Haben die Arbeitgeber zu viele Ausländer ins Land geholt?
In einzelnen Branchen war es wohl so, auf dem Bau, im Gastgewerbe. Das versuchen wir nun zu korrigieren.

Bedeutet der Inländervorrang nicht eine Aufblähung der Bürokratie?
Das ist immer noch besser als ein Kontingentsystem. Kontingente bedeuten noch mehr Bürokratie. Die Arbeitgeber sind bereit, ab Mitte Jahr den beschlossenen Inländervorrang konstruktiv gemeinsam mit den regionalen Arbeitsvermittlungszentren umzusetzen.

Finanzminister Ueli Maurer will, dass das Bundesparlament schnell die neue Reform der Unternehmenssteuern berät – und zwar in einer Weise, dass es danach nicht nochmals zu einem Referendum und einer Volksabstimmung kommt.
Da stimme ich Bundesrat Maurer zu. Die USA haben den Steuerwettbewerb gerade neu verschärft, nun müssen auch wir vorwärtsgehen. Wir müssen der Bevölkerung konkret aufzeigen können, was die Vorlage für die Steuersätze in den Kantonen und den Gemeinden bedeutet. An diesem Punkt ist die erste Steuervorlage gescheitert. Ich halte wenig vom Wunschkonzert der Gewerkschaften, das als Drohgebärde für ein Referendum aufgefahren wird, bevor klar ist, was das Parlament bis Herbst beschliessen wird.

Der Kanton Zürich ist nicht zufrieden damit, dass die zinsbereinigte Gewinnsteuer nicht mehr in der Vorlage enthalten ist.
Das kann ich nachvollziehen. Im Parlament kann man das hoffentlich noch korrigieren. Ich finde, man sollte den Kantonen generell eine grössere Freiheit bei der Einführung von zusätzlichen steuerlichen Instrumenten geben.

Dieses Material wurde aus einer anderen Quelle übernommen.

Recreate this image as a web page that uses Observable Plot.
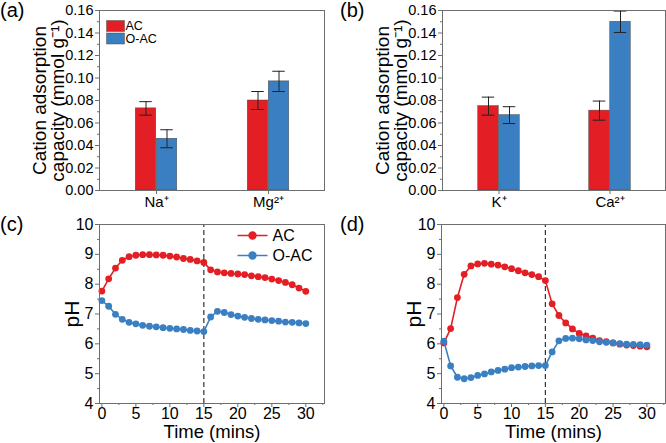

Stimmen Sie der Erhöhung der Kinderzulagen zu, wie der Bundesrat sie vorsieht?
Nein. Das ist ein artfremdes Zückerchen in der Vorlage. Auch hier sollte das Parlament entsprechende Korrekturen vornehmen.

Lässt sich eine Abstimmung über die Steuerreform gewinnen, wenn man kein Anliegen der Linken aufnimmt?
Davon gehe ich aus. Die Abstimmung über die Rentenreform haben wir ja auch gegen die Linken gewonnen. Mit der Steuersenkung in den USA hat sich die Ausgangslage bei den Unternehmenssteuern nochmals deutlich verschärft. Die Schweizer sägen normalerweise nicht am wirtschaftlichen Ast, auf dem sie sitzen.

Warum wächst die Distanz zwischen den Wirtschaftsverbänden und der SVP?
Die Distanz wächst nicht. Wir arbeiten in vielen Gebieten sehr gut zusammen, zum Beispiel bei den Steuern und der Altersvorsorge. Wir haben aber bei der Frage der Zuwanderung eine klar andere Meinung als die SVP. Für die SVP ist die Zuwanderung das zentrale Wahlthema. Von diesem Credo scheint sie auch für die Wahlen von 2019 nicht abzuweichen.

Das Interview mit Valentin Vogt ist in der NZZ am Sonntag erschienen.